Xcel and the DNR worked together to cover places on land where the pollutants were bubbling to
the surface. And Xcel is slowly pumping the tars out of the deep aquifer that runs under the old
coal plant and into the bay.


The problem right now is the bay itself. The pollutants have settled on the bottom, and whenever
there’s a northeast wind, they get churned up and rise to the surface.


Since the bay is listed as a Superfund site, the EPA is in charge. The federal agency says Xcel will
have to pay for most of the cleanup. So the EPA wants Xcel to figure out how the pollution should
be cleaned up.


Ashland’s mayor, Fred Schnook, doesn’t like that idea. He says Xcel is looking for the cheapest
way to clean up the site.


“Xcel’s fighting any kind of dredging that has to take place. Some of the options include capping
and other remediation that would be a heck of a lot cheaper than dredging. And again, it’s
understandable what Xcel is doing, they have a profit motive at stake here.”

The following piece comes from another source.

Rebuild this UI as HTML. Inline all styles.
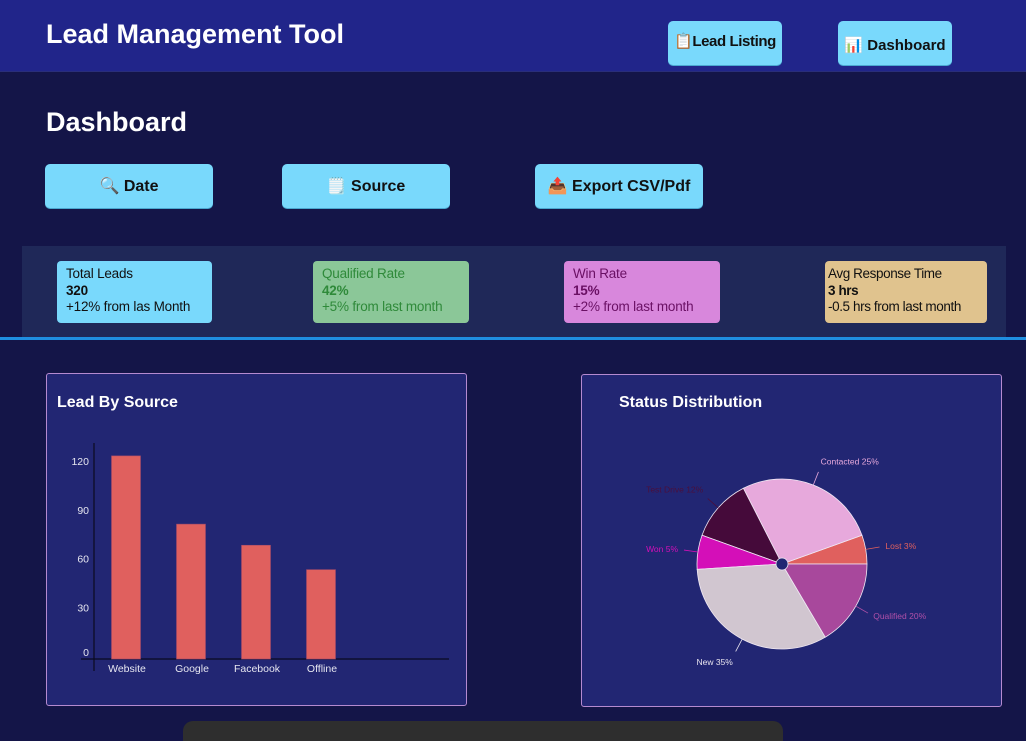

Schnook says he’s looking out for Ashland. He says Xcel doesn’t have the same motivation to
move quickly and do a thorough cleanup.


But pollution cleanups only get more expensive as time goes by. Jerry Winslow has worked on
several other manufactured gas sites. He says they weren’t so complicated to clean up, because
they weren’t sitting next to a lake.


“You don’t have to worry about the fish, the terns, the birds, the whole ecosystem, the worms, etc.
etc. Here we need to worry about that.”


Winslow says Xcel won’t have plans for a clean-up for at least two more years.


But Ashland mayor Fred Schnook says he’ll push the company to move faster. And he’ll be
keeping a close eye on its work. He says Ashland’s future depends on a clean Chequamegon Bay.


For the Great Lakes Radio Consortium, I’m Stephanie Hemphill.